I have a few general observations about soup, as follows:
  • firstly and most importantly, soup is predominantly, preferably 100%, liquid. There is, I am going to assert, no such thing as "chunky soup". If you have a bowl of that, what you have there is runny stew. I bow to no man, for instance, in my love for Welsh cawl, but calling it soup is a nonsense. 
  • one of the reasons for this is that I eat things when blitzed unrecognisably into soup that I wouldn't touch with a bargepole in their "natural" form. Celery is a good example; my hatred of it in its natural form is mainly a texture thing, so when it's pulped into soup (probably with the addition of some potatoes and stuff) it's just pleasantly peppery. The criticisms levelled at Heinz Big Soup here, for instance ("mainly pipes and gristle") would have been more difficult to level if it had all been blended up into an amorphous goop.
  • it's surprisingly difficult to over-spice soup. Bung in as much stock as you like, spice it up, chilli it up, you're very unlikely to overdo it. As you'll see below I had to chuck an extra consignment of spice mix into my soup to render it a bit more interesting.
So anyway, I made some pumpkin soup. I had two whole pumpkins, and I didn't want to end up with two gallons of soup, so I kept it simple - two pumpkins, a couple of onions, some garlic, various exotic spices. I chopped up the pumpkins into slices, slathered them in some spice mix (a mixture of some tagine paste I had in the fridge, some smoked paprika and a load of black pepper, as well as some olive oil and lemon juice) and chucked them in the oven for what ended up being a couple of hours. I then skinned them, put them in a big stockpot with the onions and garlic and a load of stock, simmered them for a couple more hours, put the whole lot through a blender, bish bosh, soup.

Slightly bland soup, to my taste, so I put together a small magic potion featuring some more stock, a dollop of some exciting Middle Eastern spice mix (as pictured) and a couple of spoonfuls of some Greek yoghurt, added that, and that seemed to improve things.

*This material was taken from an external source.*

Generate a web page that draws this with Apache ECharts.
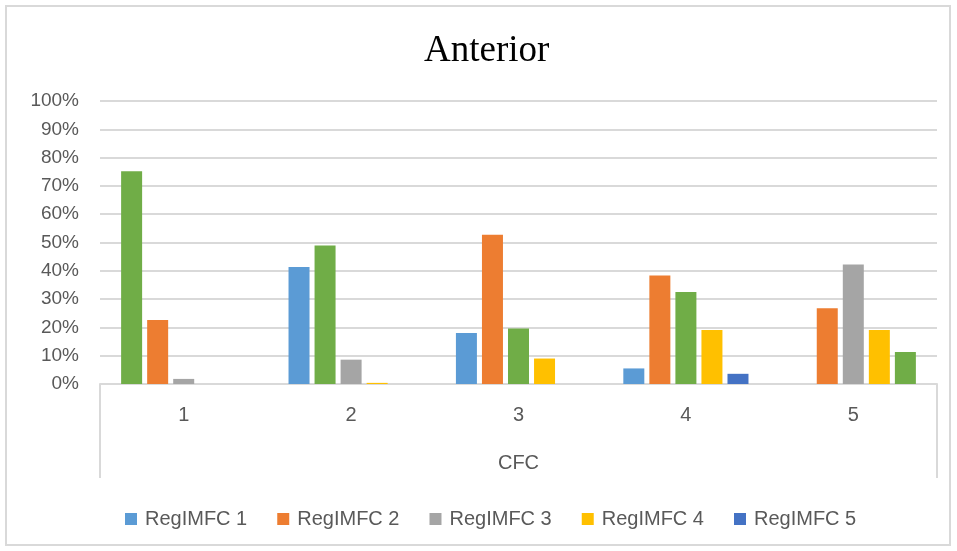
<!DOCTYPE html>
<html>
<head>
<meta charset="utf-8">
<script src="https://cdn.jsdelivr.net/npm/echarts@6/dist/echarts.min.js"></script>
<style>
  html, body { margin: 0; padding: 0; background: #fff; }
  #chart { width: 957px; height: 551px; }
</style>
</head>
<body>
<div id="chart"></div>
<script>
// CFC groups on the x axis
const categories = ['1', '2', '3', '4', '5'];

// Share (%) per RegIMFC class within each CFC group
const seriesNames = ['RegIMFC 1', 'RegIMFC 2', 'RegIMFC 3', 'RegIMFC 4', 'RegIMFC 5'];
const regimfc1 = [75.2, 41.3, 18.0, 5.5, 0];
const regimfc2 = [22.6, 48.9, 52.7, 38.3, 26.8];
const regimfc3 = [1.8, 8.6, 19.6, 32.5, 42.2];
const regimfc4 = [0, 0.4, 9.0, 19.1, 19.1];
const regimfc5 = [0, 0, 0, 3.6, 11.3];

// For each CFC group, the RegIMFC series whose bar is emphasised in green
const emphasisedSeries = [0, 1, 2, 2, 4];

// Value axis ticks
const yTicks = [0, 10, 20, 30, 40, 50, 60, 70, 80, 90, 100];

const seriesValues = [regimfc1, regimfc2, regimfc3, regimfc4, regimfc5];
const colors = ['#5B9BD5', '#ED7D31', '#A5A5A5', '#FFC000', '#4472C4'];
const green = '#70AD47';

const W = 957, H = 551;
const grid = { left: 100, right: 20, top: 101, bottom: 167 };
const plotRight = W - grid.right;
const plotBottom = H - grid.bottom;
const lineColor = '#d9d9d9';
const textColor = '#595959';
const sans = '"Liberation Sans", Arial, sans-serif';

const chart = echarts.init(document.getElementById('chart'), null, { renderer: 'canvas' });

const series = seriesNames.map((name, s) => ({
  name,
  type: 'bar',
  barWidth: 21,
  barGap: '24%',
  itemStyle: { color: colors[s] },
  data: seriesValues[s].map((v, c) =>
    emphasisedSeries[c] === s ? { value: v, itemStyle: { color: green } } : v)
}));

chart.setOption({
  animation: false,
  backgroundColor: '#fff',
  title: {
    text: 'Anterior',
    left: 424,
    top: 33,
    padding: 0,
    textStyle: {
      fontFamily: '"Liberation Serif", "Times New Roman", serif',
      fontSize: 37,
      fontWeight: 'normal',
      color: '#000'
    }
  },
  legend: {
    data: seriesNames,
    left: 120,
    top: 504,
    itemWidth: 12,
    itemHeight: 12,
    itemGap: 30,
    icon: 'rect',
    textStyle: { fontFamily: sans, fontSize: 20, color: textColor, padding: [0, 0, 0, 3] }
  },
  grid: { left: grid.left, right: grid.right, top: grid.top, bottom: grid.bottom, containLabel: false },
  xAxis: {
    type: 'category',
    data: categories,
    name: 'CFC',
    nameLocation: 'middle',
    nameGap: 69,
    nameTextStyle: { fontFamily: sans, fontSize: 20, color: textColor },
    axisLine: { show: true, lineStyle: { color: lineColor, width: 2 } },
    axisTick: { show: false },
    axisLabel: { fontFamily: sans, fontSize: 20, color: textColor, margin: 21 }
  },
  yAxis: {
    type: 'value',
    min: yTicks[0],
    max: yTicks[yTicks.length - 1],
    interval: yTicks[1] - yTicks[0],
    axisLine: { show: false },
    axisTick: { show: false },
    axisLabel: { fontFamily: sans, fontSize: 19, color: textColor, margin: 21, formatter: '{value}%' },
    splitLine: { lineStyle: { color: lineColor, width: 2 } }
  },
  graphic: [
    // outer chart frame
    { type: 'rect', shape: { x: 6, y: 6, width: W - 13, height: H - 12 },
      style: { fill: 'none', stroke: lineColor, lineWidth: 2 }, silent: true },
    // category-axis box sides
    { type: 'line', shape: { x1: grid.left, y1: plotBottom, x2: grid.left, y2: plotBottom + 94 },
      style: { stroke: lineColor, lineWidth: 2 }, silent: true },
    { type: 'line', shape: { x1: plotRight, y1: plotBottom, x2: plotRight, y2: plotBottom + 94 },
      style: { stroke: lineColor, lineWidth: 2 }, silent: true }
  ],
  series
});
</script>
</body>
</html>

It ended up being perfectly nice slightly spicy pumpkin soup, not the most thrilling taste experience ever, but, you know, it's soup, get over it. Here are a few pictures.








Wednesday, June 20, 2018

the pen is heightier than the sward

Mountain hiking, Paul, is very much like making love to a beautiful woman. As exciting as it is to conquer a new one every week, there is also something to be said for approaching a familiar one from an unfamiliar angle - you may find some interesting nooks and crannies you were previously unaware of, and although much of the terrain will inevitably be well-trodden - including, indeed, by other people - the new approach will hopefully make it fresh and interesting nonetheless.

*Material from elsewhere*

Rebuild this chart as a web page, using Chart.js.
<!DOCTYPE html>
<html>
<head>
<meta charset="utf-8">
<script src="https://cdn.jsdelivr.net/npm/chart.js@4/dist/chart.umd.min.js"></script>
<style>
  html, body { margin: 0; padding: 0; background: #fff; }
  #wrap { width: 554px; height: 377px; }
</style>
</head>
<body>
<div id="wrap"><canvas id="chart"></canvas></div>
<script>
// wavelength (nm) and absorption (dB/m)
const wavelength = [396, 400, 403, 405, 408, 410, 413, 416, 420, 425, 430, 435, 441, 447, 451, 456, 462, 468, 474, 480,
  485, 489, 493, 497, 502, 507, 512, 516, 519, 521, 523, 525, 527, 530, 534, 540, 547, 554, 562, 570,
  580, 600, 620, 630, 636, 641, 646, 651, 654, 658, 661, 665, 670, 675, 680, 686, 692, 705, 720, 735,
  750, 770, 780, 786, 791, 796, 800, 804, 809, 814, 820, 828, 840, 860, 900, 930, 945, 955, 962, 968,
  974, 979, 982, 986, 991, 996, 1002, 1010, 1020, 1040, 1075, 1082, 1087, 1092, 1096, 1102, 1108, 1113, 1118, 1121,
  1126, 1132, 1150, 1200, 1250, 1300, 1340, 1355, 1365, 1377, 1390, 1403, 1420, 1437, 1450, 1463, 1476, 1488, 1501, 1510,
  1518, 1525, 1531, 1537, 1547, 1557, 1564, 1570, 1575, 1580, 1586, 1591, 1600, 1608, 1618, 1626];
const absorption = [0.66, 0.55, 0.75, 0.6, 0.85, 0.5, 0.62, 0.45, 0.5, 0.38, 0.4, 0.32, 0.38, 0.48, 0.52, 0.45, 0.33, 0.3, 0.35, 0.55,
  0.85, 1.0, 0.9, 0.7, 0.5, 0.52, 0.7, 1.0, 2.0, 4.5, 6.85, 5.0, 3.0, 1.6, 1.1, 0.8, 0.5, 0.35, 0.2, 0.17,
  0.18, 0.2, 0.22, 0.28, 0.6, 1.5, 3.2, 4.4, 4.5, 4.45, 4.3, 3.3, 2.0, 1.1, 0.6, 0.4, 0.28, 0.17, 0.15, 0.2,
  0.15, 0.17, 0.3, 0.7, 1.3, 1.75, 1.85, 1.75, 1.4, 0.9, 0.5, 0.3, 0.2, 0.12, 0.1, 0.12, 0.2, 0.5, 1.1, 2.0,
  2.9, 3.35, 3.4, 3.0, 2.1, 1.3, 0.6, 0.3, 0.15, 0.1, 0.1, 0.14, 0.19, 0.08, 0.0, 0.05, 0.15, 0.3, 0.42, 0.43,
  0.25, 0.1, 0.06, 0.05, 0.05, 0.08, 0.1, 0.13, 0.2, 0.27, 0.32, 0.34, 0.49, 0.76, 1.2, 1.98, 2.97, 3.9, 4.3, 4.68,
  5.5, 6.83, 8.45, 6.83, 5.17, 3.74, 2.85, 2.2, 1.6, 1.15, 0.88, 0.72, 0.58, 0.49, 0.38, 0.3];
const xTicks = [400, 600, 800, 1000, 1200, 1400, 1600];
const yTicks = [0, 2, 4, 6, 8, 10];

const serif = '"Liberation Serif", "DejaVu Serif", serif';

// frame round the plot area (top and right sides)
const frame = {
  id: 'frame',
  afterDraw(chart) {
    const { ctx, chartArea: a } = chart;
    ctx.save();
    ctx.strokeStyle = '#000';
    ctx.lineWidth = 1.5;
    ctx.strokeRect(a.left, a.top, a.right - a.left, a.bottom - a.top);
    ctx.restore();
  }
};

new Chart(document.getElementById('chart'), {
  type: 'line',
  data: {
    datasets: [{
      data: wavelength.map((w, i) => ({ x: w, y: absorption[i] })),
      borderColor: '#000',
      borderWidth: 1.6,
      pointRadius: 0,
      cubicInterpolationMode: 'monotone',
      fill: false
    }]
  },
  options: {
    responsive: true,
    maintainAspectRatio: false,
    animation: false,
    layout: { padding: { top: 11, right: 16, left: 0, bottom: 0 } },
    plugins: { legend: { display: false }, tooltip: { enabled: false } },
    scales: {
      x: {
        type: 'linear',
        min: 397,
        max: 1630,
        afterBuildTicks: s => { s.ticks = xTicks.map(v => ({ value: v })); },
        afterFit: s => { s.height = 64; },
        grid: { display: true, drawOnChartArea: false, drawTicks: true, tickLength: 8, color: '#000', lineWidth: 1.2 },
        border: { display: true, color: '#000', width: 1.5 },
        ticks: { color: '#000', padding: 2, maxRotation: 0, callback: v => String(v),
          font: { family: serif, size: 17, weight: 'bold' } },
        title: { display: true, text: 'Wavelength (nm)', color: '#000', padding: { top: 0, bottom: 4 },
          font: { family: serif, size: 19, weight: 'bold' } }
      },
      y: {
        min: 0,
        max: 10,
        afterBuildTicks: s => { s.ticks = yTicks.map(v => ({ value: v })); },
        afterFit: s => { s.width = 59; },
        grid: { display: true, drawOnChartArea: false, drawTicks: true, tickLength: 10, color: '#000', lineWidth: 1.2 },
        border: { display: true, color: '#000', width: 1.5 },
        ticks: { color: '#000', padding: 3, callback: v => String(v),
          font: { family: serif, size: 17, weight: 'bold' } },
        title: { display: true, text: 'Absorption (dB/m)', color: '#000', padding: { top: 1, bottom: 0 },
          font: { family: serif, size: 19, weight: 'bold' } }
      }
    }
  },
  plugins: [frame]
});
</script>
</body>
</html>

And so it was that when a weekend away with some friends involving a couple of overnight stays in Cardiff was mooted, and it was furthermore mooted that we might have a crack at Pen y Fan on the Saturday, I took it upon myself to scope out a route. Just as with many other well-frequented mountains (Snowdon is the classic example) there are a number of "standard" routes up Pen y Fan.

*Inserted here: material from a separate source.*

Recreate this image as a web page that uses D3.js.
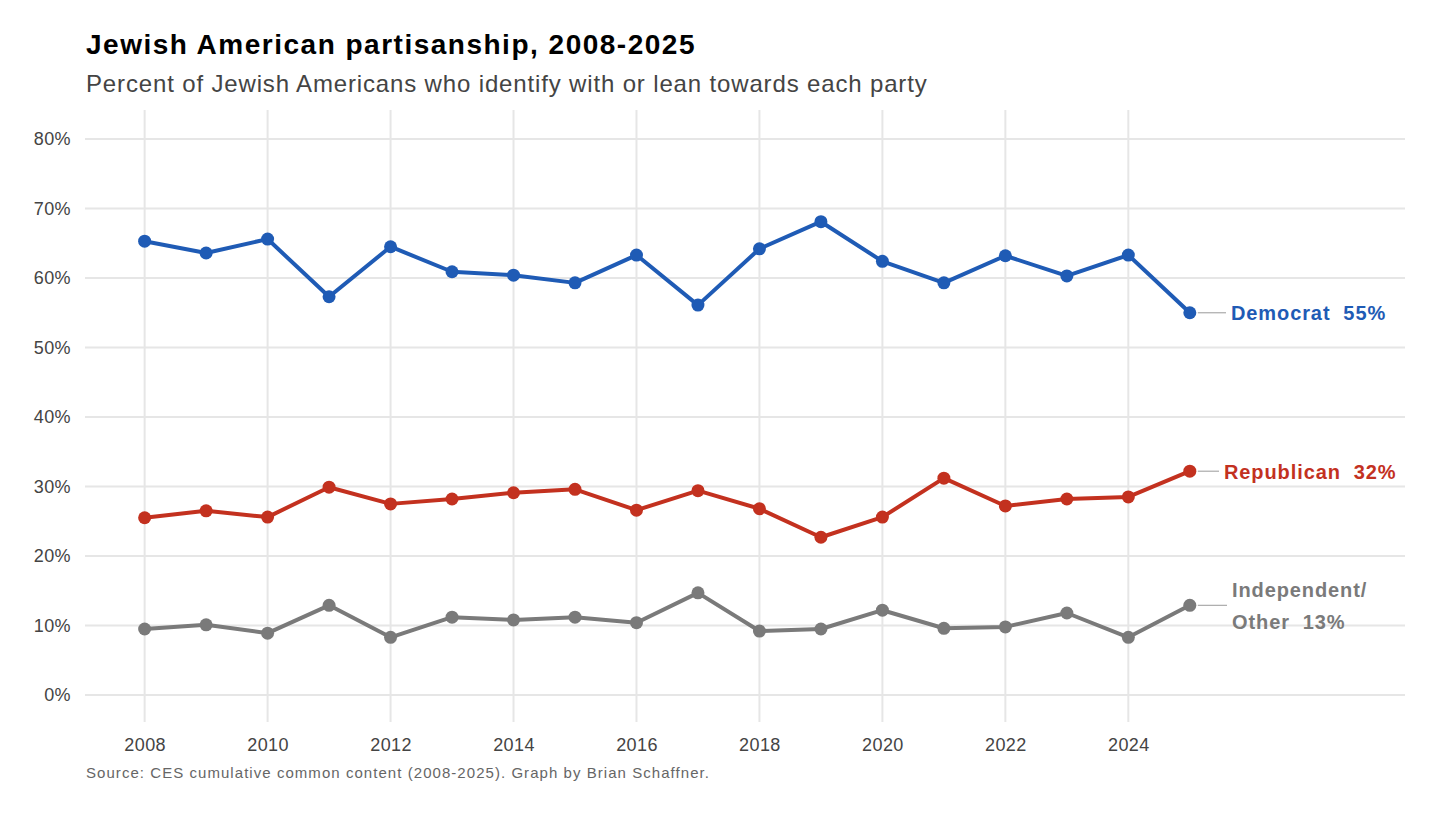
<!DOCTYPE html>
<html><head><meta charset="utf-8">
<script src="https://cdn.jsdelivr.net/npm/d3@7"></script>
<style>body{margin:0;background:#fff;font-family:"Liberation Sans",Arial,sans-serif;} text{white-space:pre;}</style>
</head><body><div id="vis"></div>
<script>
const YEARS = d3.range(2008, 2026);
const DEM = [65.3,63.6,65.6,57.3,64.5,60.9,60.4,59.3,63.3,56.1,64.2,68.1,62.4,59.3,63.2,60.3,63.3,55.0];
const REP = [25.5,26.5,25.6,29.9,27.5,28.2,29.1,29.6,26.6,29.4,26.8,22.7,25.6,31.2,27.2,28.2,28.5,32.2];
const OTH = [9.5,10.1,8.9,12.9,8.3,11.2,10.8,11.2,10.4,14.7,9.2,9.5,12.2,9.6,9.8,11.8,8.3,12.9];
const X_TICKS = [2008,2010,2012,2014,2016,2018,2020,2022,2024];
const Y_TICKS = [0,10,20,30,40,50,60,70,80];

const W = 1456, H = 825;
const svg = d3.select("#vis").append("svg").attr("width", W).attr("height", H);

const X = d3.scaleLinear().domain([2007.03, 2028.5]).range([85, 1405]);
const Y = d3.scaleLinear().domain([0, 80]).range([695, 139]);

//grid
svg.append("g").selectAll("line").data(Y_TICKS).enter().append("line")
  .attr("x1", 85).attr("x2", 1405).attr("y1", d => Y(d)).attr("y2", d => Y(d))
  .attr("stroke", "#e6e6e6").attr("stroke-width", 2);
svg.append("g").selectAll("line").data(X_TICKS).enter().append("line")
  .attr("y1", 110).attr("y2", 722).attr("x1", d => X(d)).attr("x2", d => X(d))
  .attr("stroke", "#e6e6e6").attr("stroke-width", 2);

//axes labels
const yAx = svg.append("g").attr("transform", "translate(74,0)")
  .call(d3.axisLeft(Y).tickValues(Y_TICKS).tickFormat(d => d + "%").tickSize(0));
yAx.select(".domain").remove();
yAx.selectAll("text").attr("font-size", 18).attr("letter-spacing", 0.4).attr("fill", "#444").attr("font-family", "Liberation Sans, Arial");
const xAx = svg.append("g").attr("transform", "translate(0,735)")
  .call(d3.axisBottom(X).tickValues(X_TICKS).tickFormat(d3.format("d")).tickSize(0));
xAx.select(".domain").remove();
xAx.selectAll("text").attr("font-size", 18).attr("letter-spacing", 0.4).attr("fill", "#444").attr("font-family", "Liberation Sans, Arial");

const series = [
  {vals: DEM, color: "#1f5bb5", label: ["Democrat  55%"], lx: 1231, ly: 313},
  {vals: REP, color: "#c3311f", label: ["Republican  32%"], lx: 1224, ly: 472},
  {vals: OTH, color: "#7a7a7a", label: ["Independent/", "Other  13%"], lx: 1232, ly: 590}
];
const line = d3.line().x((d, i) => X(YEARS[i])).y(d => Y(d));

series.forEach(s => {
  svg.append("path").datum(s.vals).attr("d", line).attr("fill", "none")
    .attr("stroke", s.color).attr("stroke-width", 4).attr("stroke-linejoin", "round");
  svg.append("g").selectAll("circle").data(s.vals).enter().append("circle")
    .attr("cx", (d, i) => X(YEARS[i])).attr("cy", d => Y(d)).attr("r", 6.5).attr("fill", s.color);
  const last = s.vals[s.vals.length - 1];
  svg.append("line").attr("x1", X(2025) + 8).attr("x2", s.lx - 5)
    .attr("y1", Y(last)).attr("y2", Y(last)).attr("stroke", "#aaa").attr("stroke-width", 1.2);
  s.label.forEach((t, j) => {
    svg.append("text").attr("x", s.lx).attr("y", s.ly + j * 32).attr("dy", "0.35em")
      .attr("font-size", 20).attr("letter-spacing", 0.9).attr("font-weight", "bold").attr("fill", s.color).text(t);
  });
});

svg.append("text").attr("x", 86).attr("y", 54).attr("font-size", 28).attr("letter-spacing", 1.5).attr("font-weight", "bold")
  .attr("fill", "#000").text("Jewish American partisanship, 2008-2025");
svg.append("text").attr("x", 86).attr("y", 92).attr("font-size", 24).attr("letter-spacing", 0.85).attr("fill", "#444")
  .text("Percent of Jewish Americans who identify with or lean towards each party");
svg.append("text").attr("x", 86).attr("y", 778).attr("font-size", 15).attr("letter-spacing", 1.05).attr("fill", "#666")
  .text("Source: CES cumulative common content (2008-2025). Graph by Brian Schaffner.");
</script></body></html>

I ruled out the quick route up from Storey Arms on a few grounds: firstly it'd have been almost impossible to park (or at least not legally) on a Saturday in June, and secondly it's just not that interesting a route. It's the shortest route up, involves the smallest height gain (since the car park is at the crest of a hill on the A470 so you get a head start) and there's no scrambling, but that is as a result of being on the more featureless side of the mountain. Also, crucially for a misanthrope like me, there are hordes of people trekking up and down this route who I have no desire to interact with or even see for longer than necessary.

Other routes can be had from the south, including from the car park in the Taf Fechan forest where we parked for the walk documented here and also from the car park a bit further up the road near the Blaen y Glyn waterfalls where we parked for the snowy walk documented here. Both are good, the second route somewhat longer than the first. Both still don't really approach Pen y Fan itself from its best side, though; to do that you need to come at it from the north. I have been up from the car park at Cwmgwdi on the Brecon side a couple of times before, as documented in the two photo galleries linked to here (plus bonus paella recipe). On both of those two walks we went straight up the ridge at the back of the car park, took in the summits of Pen y Fan and Cribyn and then came back down via the old Roman road that runs along the east side of Cribyn's north ridge.

Now according to my current set of rules for optimum walk enjoyment (as explained at length here and here) we should really have done those last two walks in reverse, i.e. with the boring on-road flat bit between the bottom end of the Bryn Teg ridge and the Cwmgwdi car park first, and then dropping off the ridge straight back into the car park at the end. So I decided we'd adhere to the rules this time, which means doing the walk marked on the map below anti-clockwise, thereby getting the walk along the road from the car park to the car park at Nant Cwm Llwch out of the way early doors while we were still all banterous and enthusiastic rather than have to do it at the end when we were all dead-eyed and monosyllabic. One could of course park here instead and then do the walk in reverse, but this way round enables you to traverse Corn Du and Pen y Fan in that order, thus adhering more closely to another of my arbitrary rules, i.e. that ideally the main objective of the day should be around two-thirds of the way into the route.



This is probably a more satisfactory walk overall then the other one starting from the same place, as it includes a close encounter with the pretty lake of Llyn Cwm Llwch just before the steep ascent up onto the main ridge, and provides the best angle for appreciating the steep northern face of the two main peaks. As with any walk, it was enhanced by having nice sunny weather (occasional wispy cloud on the tops aside) all day, and by excellent company including a couple of victims of my stag weekend walk who volunteered for further punishment. I'm very keen on solo walking, but it's nice to have a big group sometimes to keep each other entertained and motivated. It was pretty quiet on the ridges, but the two peaks were very busy with people who'd come up the other way, and there was something of a scrum to get the obligatory summit selfies.


There are still routes up that I haven't tried - I've never gone straight up either of the ridges which lead directly to the summits of Cribyn or Fan y Big, and there is a fantastic high-level traverse you could do starting in the vicinity of the Talybont reservoir dam, ascending via the Twyn Du ridge, and then ticking off all the peaks before dropping off via Pen Milan into Libanus. You'd probably need two cars for that one, though.

A small selection of photos can be found here. The gurning shot at the end of us in a restaurant is taken in Wahaca in Cardiff city centre, which is a sort of Mexican tapas/street food place which I recommend highly.